What should I avoid doing when trying to help?

  • Don’t offer vague, non-specific help: Don’t ask generally what you can do to help – they will not know what to ask for and it’s hard to answer such an open-ended question. Be more specific. Could I help walk your dog on certain days? Could I run an errand for you such as picking up a prescription? Could I pick up your kids from school when you have your next doctor’s appointment? Be specific and offer to take care of a task when you hear about a possible need for help.
  • Limit the bragging or complaining: Don’t tell them all about how busy you are or about your exciting vacations. Some discussion, of course, is fine but remember that it may be difficult for people to hear about “normal lives” when they are facing a degenerative, terminal disease. Of course, if they eagerly ask to hear about your trips or activities, by all means tell them. Likewise, don’t complain about problems the MSA family probably wishes they had – a vacation that went badly, not finding the right clothes for a special event, a promotion at work that has resulted in long hours. The MSA patient probably wishes they had some of these problems. Be sensitive.
  • Don’t ignore or avoid: Don’t ignore the MSA patient, even if they can’t communicate (this was suggested above but can’t be emphasized enough.) Speak to them, include them.

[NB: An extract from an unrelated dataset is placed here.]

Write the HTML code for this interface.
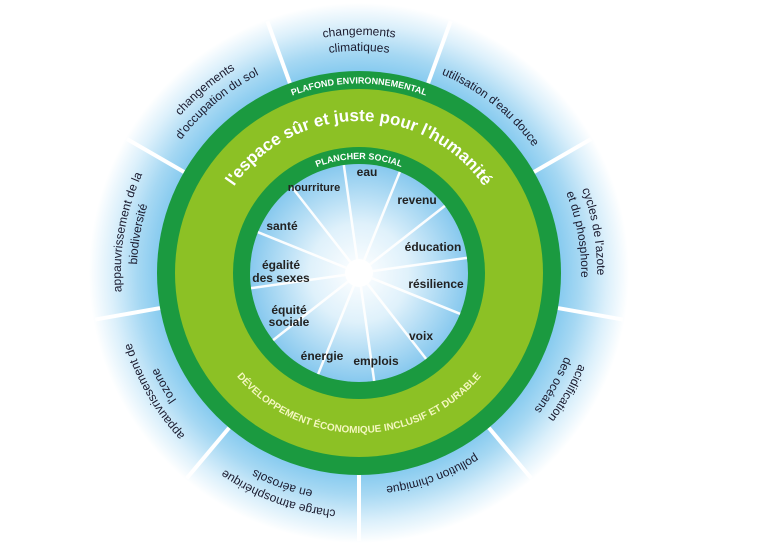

They are people with thoughts and personalities just as they have been in the past. They may feel trapped in their bodies as the disease advances, but they still have active minds and ignoring them is one of the worst ways to treat them.
  • Don’t be a medical know-it-all: Don’t ask the patient or care partner if they have pursued all possible treatment. They probably have. Don’t ask if they have heard of some experimental treatment you read about it. They probably have and it’s probably not appropriate for MSA anyway or they would be trying it.
  • Don’t offer false hope and wishful thinking: Don’t say things like, “At least you are stable” or “You seem to be getting better.” If they have a progressive terminal disease, they may have plateaus, but they are not going to be “stable” for very long and are likely to be generally getting worse. Focus on the present day and how they are doing today. Don’t project your wishful thinking that the patient “will surely get better.” That is not helpful at all and puts the patient and family in an awkward position of how to respond.
  • Don’t offer irrelevant stories of triumph over disease: Don’t tell them about someone you know who beat a terrible disease. If they could do something to beat MSA, they would be doing it.

 

Contributed by Patricia Libby Thvedt, former care partner to an MSA patient and member of the MSA Board of Directors.